The recording paper P with the multi-color image which is separated
from the transfer belt unit 30 is conveyed to a fixing unit 23
having two pressure rollers with a heater built in at least one of
the rollers. The adhered toner is melted by heat and pressure
applied between the pressure rollers, fixed on the recording paper
P, and ejected from the equipment.
After transfer, the remaining toner on the peripheral surface of
the photosensitive drum 10 is discharged by a static eliminator 15
using an AC corona discharge unit, sent to a cleaning unit 16,
scraped off within the cleaning unit 16 by a rubber cleaning blade
16a which is in contact with the photoconductor, and ejected or
stored by a screw. The above static eliminator 15 may be arranged
so as to discharge the recording paper simultaneously as shown in
FIG. 1.
The photosensitive drum 10 from which the remaining toner is
removed by the cleaning unit 16 is exposed to light by PCL11,
uniformly charged by the scorotron charging unit 12, and enters the
next image forming cycle. During formation of a multi-color image,
the cleaning blade 16a is kept away from the surface of the
photoconductor and AC discharging by the static eliminator 15 is
kept in the OFF state.
In the aforementioned image forming apparatus shown as an
embodiment, the present invention detects a current flowing through
the charging means, such as the brush 34, for supplying a charge to
the recording paper P and attracting the recording paper P to the
transfer belt 31, via the recording paper P, and controls the
current of the transfer corona discharge unit 36 by the detected
current. FIG. 2 shows the circuit structure.
Numeral 38 indicates a power source for applying a bias voltage of
Vpc to the shaft 32a of the upstream holding roller 32 and the
holding roller 32 is a roller which is made of a conductive metal.
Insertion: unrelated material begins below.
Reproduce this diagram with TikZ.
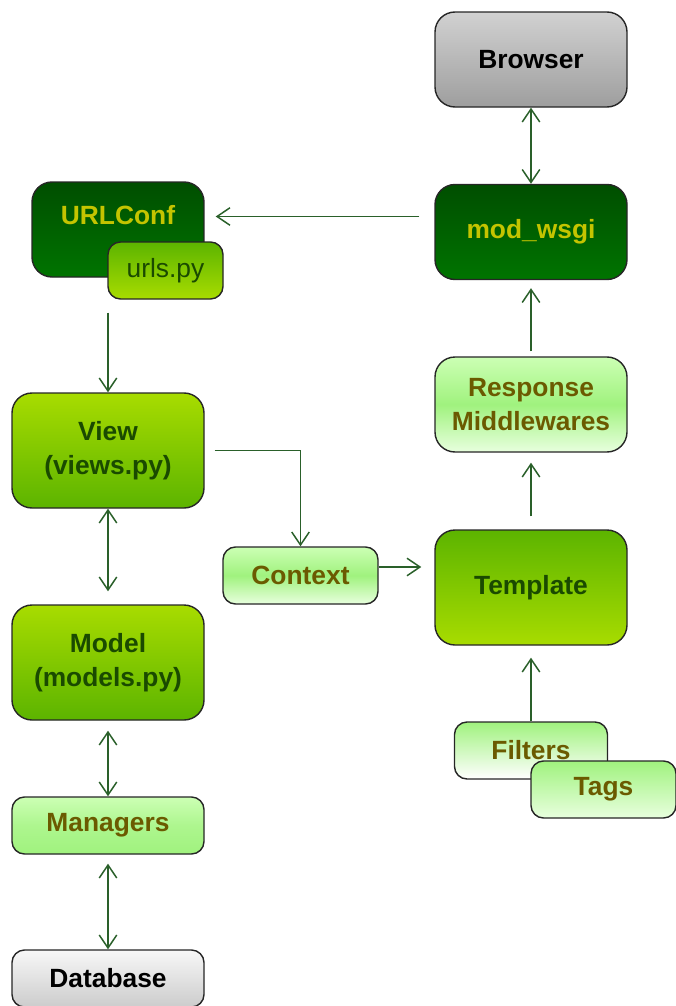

The brush 34 which is made of conductive fibers is always kept in
the grounded state, and the tips of fibers of the brush are in
contact with the transfer belt 31 during transfer, and the fed
recording paper P is fed between the brush 34 and the transfer belt
31. Here, the recording paper P is supplied with a charge so as to
be charged uniformly, attracted to the transfer belt 31, and sent
to the transfer section. According to the present invention, the
current flowing through the charging means is detected by a current
detection circuit 41 when the recording paper P is passing. FIG. 3
shows a concrete circuit structure of the current detection circuit
41. The current which is converted to 0.18 V/uA is outputted to an
input interface 45.
The inventors have obtained the relationship between the paper
charge brush current of the recording paper charging means and the
preferable transfer power source current, which is supplied to the
corona discharge unit 36, for the transparency of various recording
papers which are different in thickness and type such as postal
cards and OHP. FIG. 4 shows a curve of this relationship, which is
stored in a ROM 43 as a program necessary for processing input
signals.
The control circuit of the present invention has a control section
42 for performing the predetermined operation for current signals,
which are inputted to the input interface 45, according to the
program stored in the ROM 43 and a RAM 44 for storing operation
results and data temporarily, and outputs signals according to the
operation results via an output interface 46, and changes the
corona discharge voltage so as to control the transfer current of
the constant current control circuit of the corona discharge unit
36. The aforementioned object is accomplished by this
structure.
Next, a preferable embodiment of the present invention will be
described.
As mentioned above, according to the present invention, a measuring
means for measuring the resistance of a transfer material or of a
transfer material and the conveying member of the transfer belt
unit is installed, and a method that the transfer conditions are
set from the measured values is used. To simplify the power source,
a method that the power source output for supplying a transfer
electric field is divided in voltage by a resistor so as to obtain
a bias voltage for attracting a recording paper has been proposed
by the applicant of this patent. However, the electric field output
for supplying a transfer electric field always varies with the
environmental conditions, so that the measured resistance of the
recording paper varies and complete control can not be
realized.
Furthermore, even when a constant voltage is applied by another
power source, a transfer current flows in the current detection
means from the transfer section via a transfer paper or the
transfer belt at high humidity, so that the current may not be
detected accurately.
The present invention presents an image forming apparatus having a
transfer belt unit, which is free from the aforementioned problem
and which is structured as indicated below, so as to allow good
transfer without being affected by the temperature and
humidity.
In an image forming apparatus having a transfer belt unit with a
transfer belt which is tensioned between holding rollers and
rotates so as to form a multi-color toner image by superimposing
toner images on an image carrying member by repeating the charging,
image exposing, and developing processes and to transfer the above
multi-color toner image onto a transfer material, a power source
for supplying a transfer electric field to the transfer material of
the transfer belt unit and a detection means for detecting the
current which is changed by the resistance of the transfer material
or of the transfer material and conveying member of the transfer
belt unit are installed. The output of the power source is kept at
a constant value when the detection means is in operation, and the
current of the power source is changed to a value selected
according to the result detected by the detection means before the
transfer material enters the transfer section.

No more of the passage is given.